Is this theory convincing?
Key Evidence
Tooth Removed From Dune's Corpse
Sophia unwraps Dune's funeral shroud while alone with the body, calls him fun, and removes one of his teeth, framing it as a keepsake.
Smiley Autopsy Tooth Discovery
During Kristi's autopsy of Smiley in a prior season, a tooth was found inside the creature's body, establishing that teeth carry unexplained significance within the town's transformation system.
Detached Language Over the Dead
Sophia describes Dune as fun before extracting his tooth, using language that registers as assessment rather than grief, suggesting an emotional detachment inconsistent with a daughter mourning her father.
Deliberate Isolation Before the Act
Sophia asks to be left alone with Dune's body before the funeral service, and only removes the tooth once everyone has left, indicating premeditation rather than an impulsive emotional gesture.

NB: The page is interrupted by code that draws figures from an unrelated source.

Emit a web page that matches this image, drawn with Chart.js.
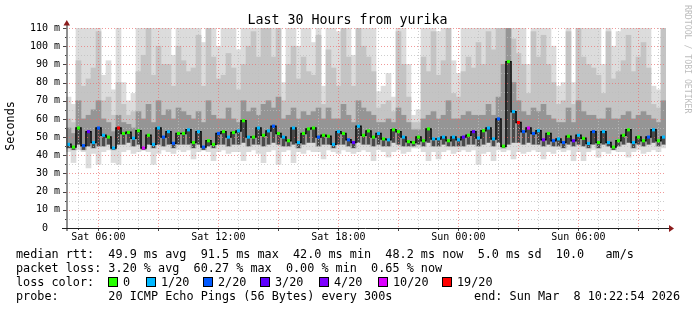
<!DOCTYPE html>
<html>
<head>
<meta charset="utf-8">
<title>Last 30 Hours from yurika</title>
<script src="https://cdn.jsdelivr.net/npm/chart.js@4.4.1/dist/chart.umd.min.js"></script>
<style>
  html, body { margin: 0; padding: 0; background: #fff; }
  canvas { display: block; }
</style>
</head>
<body>
<canvas id="smoke" width="697" height="310"></canvas>
<script>
// 30 hour window, one column per 15 min, window starts Sat 04:22:54
const startHour = 4 + 22 / 60 + 54 / 3600;
const stepHours = 0.25;

const medianRtt = [
  46, 44.5, 55, 45.3, 53, 47, 55, 51, 50, 44, 55, 52, 52.6, 49.4, 53.5, 44, 51, 46, 55, 50,
  53, 46.6, 52, 52, 54, 47, 53, 44.5, 48, 46, 52, 53, 50, 52.5, 53.4, 59, 50, 50, 55, 51,
  53.4, 56, 52, 50, 48, 55, 47, 52, 54.5, 55, 50, 51, 50.5, 46, 53, 52, 48.5, 47, 56, 51,
  53.4, 50, 52, 49, 48.5, 54, 53, 50, 47.5, 47, 50, 48, 54.5, 49, 49, 50, 48, 50, 48.5, 50,
  51, 53, 49.5, 53.5, 55, 49, 60, 45, 91.5, 64, 58, 53, 55, 52, 53.5, 48.5, 52, 48, 49, 47,
  50.5, 48, 51, 49.3, 46.5, 53, 47, 53, 47, 44.5, 48, 51, 54, 47, 50, 48, 50, 54, 48, 50
];
// index into lossColors: 0, 1/20, 2/20, 3/20, 4/20, 10/20, 19/20
const lossIdx = [
  1, 0, 0, 2, 3, 1, 2, 1, 0, 1, 6, 0, 0, 1, 0, 5, 0, 1, 1, 2,
  1, 2, 0, 0, 1, 0, 1, 2, 0, 0, 2, 0, 1, 0, 1, 0, 1, 0, 1, 0,
  1, 2, 0, 1, 0, 1, 1, 0, 0, 0, 2, 0, 0, 1, 1, 0, 2, 3, 1, 0,
  0, 0, 1, 0, 1, 0, 0, 1, 0, 0, 0, 0, 0, 1, 1, 1, 0, 1, 1, 3,
  0, 3, 1, 0, 1, 1, 2, 0, 0, 1, 6, 2, 5, 2, 1, 4, 0, 2, 1, 2,
  0, 3, 1, 0, 1, 2, 0, 1, 1, 0, 0, 0, 0, 1, 0, 0, 2, 1, 0, 1
];
const pingMin = [
  42, 36, 43, 42, 33, 41, 35, 42, 43, 36, 35, 42, 43, 41, 42, 43, 42, 35, 41, 43,
  42, 41, 43, 42, 43, 38, 42, 43, 42, 37, 42, 43, 41, 42, 42, 37, 42, 43, 41, 36,
  42, 43, 35, 42, 43, 36, 42, 41, 43, 42, 42, 38, 43, 42, 41, 43, 42, 41, 42, 43,
  42, 37, 43, 42, 39, 42, 43, 41, 42, 44, 44, 42, 37, 42, 38, 42, 43, 41, 42, 43,
  42, 43, 35, 41, 42, 37, 43, 42, 43, 38, 42, 41, 42, 43, 42, 38, 42, 41, 43, 42,
  43, 37, 42, 37, 42, 43, 39, 42, 41, 43, 42, 42, 39, 42, 43, 41, 42, 43, 42, 44
];
const pingLow = [
  44, 43, 46, 43, 45, 44, 45, 45, 46, 43, 46, 46, 47, 45, 46, 43, 46, 44, 46, 45,
  46, 44, 46, 46, 46, 44, 46, 43, 45, 44, 46, 46, 45, 46, 46, 47, 45, 46, 46, 45,
  46, 47, 46, 45, 45, 46, 44, 46, 47, 47, 45, 46, 46, 44, 46, 46, 45, 44, 47, 46,
  46, 45, 46, 45, 45, 47, 46, 45, 45, 45, 46, 45, 47, 45, 45, 46, 45, 45, 45, 45,
  46, 46, 45, 46, 47, 45, 47, 44, 46, 47, 47, 46, 47, 46, 46, 45, 46, 45, 45, 44,
  46, 45, 46, 45, 44, 46, 44, 46, 45, 43, 45, 46, 47, 44, 46, 45, 46, 47, 45, 46
];
const pingP75 = [
  55, 52, 70, 60, 62, 65, 70, 60, 58, 53, 62, 58, 57, 55, 64, 60, 68, 58, 70, 62,
  65, 60, 66, 64, 62, 60, 64, 58, 70, 62, 60, 60, 66, 60, 58, 70, 64, 66, 62, 68,
  70, 66, 72, 60, 62, 66, 60, 64, 62, 64, 66, 60, 66, 60, 60, 68, 62, 58, 70, 66,
  64, 62, 58, 58, 60, 58, 66, 62, 58, 54, 54, 60, 62, 64, 60, 62, 70, 60, 60, 62,
  64, 62, 62, 62, 68, 62, 72, 90, 115, 80, 70, 64, 62, 66, 64, 68, 62, 60, 58, 58,
  66, 58, 70, 64, 62, 62, 60, 60, 66, 60, 60, 62, 64, 60, 62, 64, 62, 60, 58, 70
];
const pingP90 = [
  60, 58, 92, 78, 82, 88, 108, 70, 72, 62, 80, 68, 62, 64, 86, 95, 112, 84, 100, 90,
  90, 78, 100, 92, 86, 88, 106, 78, 112, 94, 82, 84, 96, 88, 76, 90, 100, 108, 94, 110,
  112, 94, 110, 70, 90, 100, 82, 94, 86, 84, 106, 68, 98, 88, 78, 110, 94, 78, 112, 100,
  94, 86, 66, 68, 70, 64, 108, 90, 72, 58, 58, 94, 86, 108, 84, 92, 112, 74, 72, 86,
  94, 88, 102, 90, 108, 98, 110, 115, 115, 104, 96, 90, 74, 108, 94, 106, 90, 80, 68, 70,
  108, 68, 110, 94, 90, 88, 84, 74, 108, 82, 86, 92, 106, 86, 94, 102, 88, 68, 66, 112
];
const pingMax = [
  72, 68, 115, 115, 115, 115, 115, 84, 92, 76, 115, 80, 70, 74, 115, 115, 115, 115, 115, 115,
  115, 95, 115, 115, 115, 115, 115, 102, 115, 115, 100, 115, 115, 115, 98, 115, 115, 115, 115, 115,
  115, 115, 115, 80, 115, 115, 100, 115, 115, 102, 115, 78, 115, 115, 108, 115, 115, 95, 115, 115,
  115, 115, 75, 78, 85, 72, 115, 115, 90, 62, 65, 115, 115, 115, 108, 115, 115, 92, 85, 115,
  115, 115, 115, 115, 115, 115, 115, 115, 115, 115, 115, 115, 90, 115, 115, 115, 115, 100, 78, 80,
  115, 80, 115, 115, 115, 115, 115, 90, 115, 100, 108, 115, 115, 115, 115, 115, 115, 78, 76, 115
];

const lossColors = ['#26ff00', '#00b8ff', '#0059ff', '#5e00ff', '#7e00ff', '#dd00ff', '#ff0000'];
const lossLabels = ['0', '1/20', '2/20', '3/20', '4/20', '10/20', '19/20'];
const xTickHours = [6, 12, 18, 24, 30];
const xTickLabels = ['Sat 06:00', 'Sat 12:00', 'Sat 18:00', 'Sun 00:00', 'Sun 06:00'];

const titleText = 'Last 30 Hours from yurika';
const legendLines = [
  'median rtt:  49.9 ms avg  91.5 ms max  42.0 ms min  48.2 ms now  5.0 ms sd  10.0   am/s',
  'packet loss: 3.20 % avg  60.27 % max  0.00 % min  0.65 % now',
  'loss color:',
  'probe:       20 ICMP Echo Pings (56 Bytes) every 300s'
];
const endText = 'end: Sun Mar  8 10:22:54 2026';

const MONO = '"DejaVu Sans Mono", monospace';

const xs = medianRtt.map((_, i) => startHour + (i + 0.5) * stepHours);
const band = (lo, hi) => xs.map((x, i) => ({ x: x, y: [lo[i], hi[i]] }));

// grid goes on top of the smoke, under the median line
function drawGrid(chart) {
  const ctx = chart.ctx;
  const a = chart.chartArea;
  const x = chart.scales.x, y = chart.scales.y;
  ctx.save();
  ctx.lineWidth = 1;
  ctx.setLineDash([1, 2]);
  const major = 'rgba(235,110,110,0.7)';
  const minor = 'rgba(190,190,190,0.75)';
  for (let v = 5; v <= y.max; v += 5) {
    const py = Math.round(y.getPixelForValue(v)) + 0.5;
    ctx.strokeStyle = v % 10 === 0 ? major : minor;
    ctx.beginPath();
    ctx.moveTo(a.left, py);
    ctx.lineTo(a.right, py);
    ctx.stroke();
  }
  for (let h = Math.ceil(x.min); h <= x.max; h++) {
    const px = Math.floor(x.getPixelForValue(h)) + 0.5;
    ctx.strokeStyle = h % 3 === 0 ? major : minor;
    ctx.beginPath();
    ctx.moveTo(px, a.top);
    ctx.lineTo(px, a.bottom);
    ctx.stroke();
  }
  ctx.restore();
}

const rrdDecor = {
  id: 'rrdDecor',
  beforeDatasetDraw(chart, args) {
    if (args.index === 0) drawGrid(chart);
  },
  afterDraw(chart) {
    const ctx = chart.ctx;
    const a = chart.chartArea;
    const x = chart.scales.x, y = chart.scales.y;
    ctx.save();

    // axes
    ctx.strokeStyle = '#202020';
    ctx.lineWidth = 1;
    ctx.beginPath();
    ctx.moveTo(a.left - 4, a.bottom + 0.5);
    ctx.lineTo(a.right + 3, a.bottom + 0.5);
    ctx.stroke();
    ctx.beginPath();
    ctx.moveTo(a.left + 1, a.bottom + 3);
    ctx.lineTo(a.left + 1, a.top - 3);
    ctx.stroke();

    // tick marks
    ctx.strokeStyle = '#444';
    for (let v = 5; v <= y.max; v += 5) {
      const py = Math.round(y.getPixelForValue(v)) + 0.5;
      ctx.beginPath();
      ctx.moveTo(a.left - (v % 10 === 0 ? 3 : 1), py);
      ctx.lineTo(a.left, py);
      ctx.stroke();
    }
    for (let h = Math.ceil(x.min); h <= x.max; h++) {
      const px = Math.floor(x.getPixelForValue(h)) + 0.5;
      ctx.beginPath();
      ctx.moveTo(px, a.bottom + 1);
      ctx.lineTo(px, a.bottom + (h % 3 === 0 ? 3 : 2));
      ctx.stroke();
    }

    // arrows
    ctx.fillStyle = '#8c1c1c';
    ctx.beginPath();
    ctx.moveTo(a.left - 2.5, a.top - 2.5);
    ctx.lineTo(a.left + 4, a.top - 2.5);
    ctx.lineTo(a.left + 0.8, a.top - 8);
    ctx.closePath();
    ctx.fill();
    ctx.beginPath();
    ctx.moveTo(a.right + 3, a.bottom - 3);
    ctx.lineTo(a.right + 3, a.bottom + 4);
    ctx.lineTo(a.right + 8, a.bottom + 0.5);
    ctx.closePath();
    ctx.fill();

    // title
    ctx.fillStyle = '#000';
    ctx.textAlign = 'center';
    ctx.textBaseline = 'alphabetic';
    ctx.font = '13.3px ' + MONO;
    ctx.fillText(titleText, 347.5, 24);

    // vertical label
    ctx.save();
    ctx.translate(11, 126);
    ctx.rotate(-Math.PI / 2);
    ctx.textBaseline = 'middle';
    ctx.font = '11.8px ' + MONO;
    ctx.fillText('Seconds', 0, 0);
    ctx.restore();

    // watermark
    ctx.save();
    ctx.translate(687.5, 5);
    ctx.rotate(Math.PI / 2);
    ctx.textAlign = 'left';
    ctx.textBaseline = 'middle';
    ctx.font = '8.2px ' + MONO;
    ctx.fillStyle = '#bdbdbd';
    ctx.fillText('RRDTOOL / TOBI OETIKER', 0, 0);
    ctx.restore();

    // legend
    ctx.font = '11.8px ' + MONO;
    ctx.textAlign = 'left';
    ctx.textBaseline = 'alphabetic';
    const rows = [258, 272, 286, 300];
    legendLines.forEach((t, i) => ctx.fillText(t, 16, rows[i]));
    ctx.textAlign = 'right';
    ctx.fillText(endText, 680, rows[3]);
    ctx.textAlign = 'left';

    const boxX = [108, 146, 203, 260, 319, 378, 442];
    lossLabels.forEach((lab, i) => {
      ctx.fillStyle = lossColors[i];
      ctx.fillRect(boxX[i], 277, 10, 10);
      ctx.strokeStyle = '#000';
      ctx.strokeRect(boxX[i] + 0.5, 277.5, 9, 9);
      ctx.fillStyle = '#000';
      ctx.fillText(lab, boxX[i] + 15, rows[2]);
    });

    ctx.restore();
  }
};

new Chart(document.getElementById('smoke'), {
  type: 'bar',
  data: {
    datasets: [
      {
        type: 'line',
        label: 'median rtt',
        data: xs.map((x, i) => ({ x: x, y: medianRtt[i] })),
        order: 0,
        borderColor: '#000',
        borderWidth: 1.5,
        stepped: 'middle',
        pointStyle: 'rect',
        pointRadius: 2.2,
        pointBorderWidth: 0,
        pointBackgroundColor: lossIdx.map(k => lossColors[k])
      },
      { label: 'below median', data: band(pingLow, medianRtt), backgroundColor: '#4a4a4a', barPercentage: 0.6, order: 1 },
      { label: 'inner pings', data: band(pingLow, pingP75), backgroundColor: '#959595', order: 2 },
      { label: 'mid pings', data: band(pingLow, pingP90), backgroundColor: '#c4c4c4', order: 3 },
      { label: 'all pings', data: band(pingMin, pingMax), backgroundColor: '#dcdcdc', order: 4 }
    ]
  },
  options: {
    responsive: false,
    devicePixelRatio: 1,
    animation: false,
    events: [],
    layout: { padding: { left: 0, right: 31, top: 28, bottom: 0 } },
    datasets: {
      bar: { grouped: false, barPercentage: 1, categoryPercentage: 1, borderWidth: 0 }
    },
    plugins: {
      legend: { display: false },
      tooltip: { enabled: false }
    },
    scales: {
      x: {
        type: 'linear',
        min: startHour,
        max: startHour + 30,
        offset: false,
        grid: { display: false, drawTicks: false, offset: false },
        border: { display: false },
        afterBuildTicks: (scale) => { scale.ticks = xTickHours.map(v => ({ value: v })); },
        afterFit: (scale) => { scale.height = 82; },
        ticks: {
          autoSkip: false,
          maxRotation: 0,
          padding: 3,
          color: '#000',
          font: { family: 'DejaVu Sans Mono', size: 10 },
          callback: (v, i) => xTickLabels[i]
        }
      },
      y: {
        type: 'linear',
        min: 0,
        max: 110,
        grid: { display: false, drawTicks: false },
        border: { display: false },
        afterFit: (scale) => { scale.width = 66; },
        ticks: {
          stepSize: 10,
          padding: 6,
          color: '#000',
          font: { family: 'DejaVu Sans Mono', size: 10 },
          callback: (v) => (v === 0 ? '0  ' : v + ' m')
        }
      }
    }
  },
  plugins: [rrdDecor]
});
</script>
</body>
</html>
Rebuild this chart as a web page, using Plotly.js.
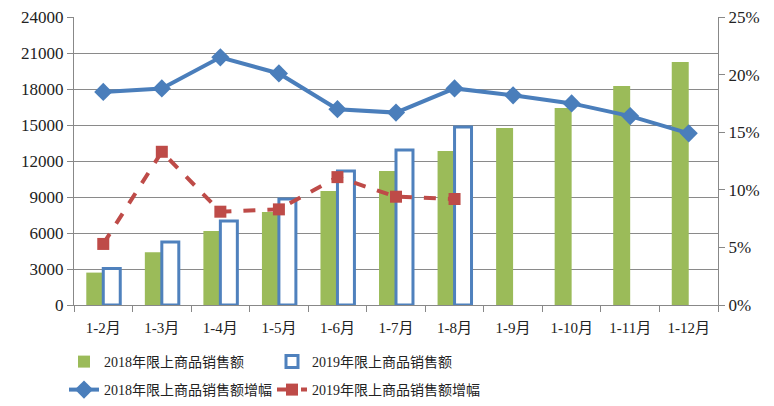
<!DOCTYPE html>
<html>
<head>
<meta charset="utf-8">
<script src="https://cdn.plot.ly/plotly-3.0.1.min.js"></script>
<style>html,body{margin:0;padding:0;background:#fff;}#chart{width:774px;height:406px;}</style>
</head>
<body>
<div id="chart"></div>
<script>
const categories = ["1-2月","1-3月","1-4月","1-5月","1-6月","1-7月","1-8月","1-9月","1-10月","1-11月","1-12月"];
const sales2018 = [2700, 4400, 6170, 7750, 9500, 11170, 12830, 14750, 16420, 18250, 20250];
const sales2019 = [3050, 5250, 7000, 8830, 11170, 12920, 14830];
const growth2018 = [18.5, 18.8, 21.5, 20.1, 17.0, 16.7, 18.8, 18.2, 17.5, 16.4, 14.9];
const growth2019 = [5.3, 13.3, 8.1, 8.3, 11.1, 9.4, 9.2];
const leftTicks = [0, 3000, 6000, 9000, 12000, 15000, 18000, 21000, 24000];
const rightTicks = [0, 5, 10, 15, 20, 25];
const names = ["2018年限上商品销售额","2019年限上商品销售额","2018年限上商品销售额增幅","2019年限上商品销售额增幅"];

const fontFam = "'Liberation Serif', 'Noto Sans CJK SC', serif";
const traces = [
  {type:"bar", name:names[0], x:categories, y:sales2018, marker:{color:"#9BBB59"}, legend:"legend"},
  {type:"bar", name:names[1], x:categories.slice(0, sales2019.length), y:sales2019,
   marker:{color:"#FFFFFF", line:{color:"#4F81BD", width:3}}, legend:"legend2"},
  {type:"scatter", mode:"lines+markers", name:names[2], x:categories, y:growth2018, yaxis:"y2",
   line:{color:"#4A7EBB", width:4}, marker:{symbol:"diamond", size:14, color:"#4A7EBB"}, legend:"legend3"},
  {type:"scatter", mode:"lines+markers", name:names[3], x:categories.slice(0, growth2019.length), y:growth2019, yaxis:"y2",
   line:{color:"#BE4B48", width:4, dash:"dash"}, marker:{symbol:"square", size:12, color:"#BE4B48"}, legend:"legend4"}
];

function leg(xpx, ypx) {
  return {orientation:"h", xref:"container", x:xpx/774, xanchor:"left", yref:"container", y:1 - ypx/406, yanchor:"top",
    itemwidth:30, font:{family:fontFam, size:14, color:"#222"}, bgcolor:"rgba(0,0,0,0)"};
}

const layout = {
  width:774, height:406,
  margin:{l:74, r:56, t:17, b:101, autoexpand:false},
  paper_bgcolor:"#fff", plot_bgcolor:"#fff",
  font:{family:fontFam, size:16, color:"#222"},
  barmode:"group", bargap:0.42, bargroupgap:0,
  showlegend:true,
  xaxis:{type:"category", range:[-0.5,10.5], showline:true, linecolor:"#888", linewidth:1,
    ticks:"outside", tickson:"boundaries", ticklen:6, tickcolor:"#888", showgrid:false, ticklabelstandoff:9,
    tickfont:{family:fontFam, size:15, color:"#222"}, fixedrange:true},
  yaxis:{range:[0,24000], tickmode:"array", tickvals:leftTicks, ticktext:leftTicks.map(String),
    showline:true, linecolor:"#888", ticks:"outside", ticklen:6, tickcolor:"#888",
    showgrid:true, gridcolor:"#8a8a8a", gridwidth:1, zeroline:false,
    tickfont:{family:fontFam, size:17, color:"#222"}},
  yaxis2:{overlaying:"y", side:"right", range:[0,25], tickmode:"array", tickvals:rightTicks,
    ticktext:rightTicks.map(v => v + "%"),
    showline:true, linecolor:"#888", ticks:"outside", ticklen:6, tickcolor:"#888",
    showgrid:false, zeroline:false, tickfont:{family:fontFam, size:17, color:"#222"}},
  legend: leg(64, 346),
  legend2: leg(272, 346),
  legend3: leg(64, 374),
  legend4: leg(272, 374)
};

Plotly.newPlot("chart", traces, layout, {displayModeBar:false, staticPlot:true});
</script>
</body>
</html>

Smiley's Physical Interaction Pattern
Smiley was observed touching railings and interacting with bodies in ways that paralleled Sophia's physical contact with Dune's corpse, suggesting a behavioral signature shared between known town agents and Sophia.
Tooth as Transformation Mechanism
The theory that teeth collected from the dead feed into the town's cycle of transforming humans into creatures aligns the tooth removal with the broader pipeline from human subject to creature documented in prior seasons.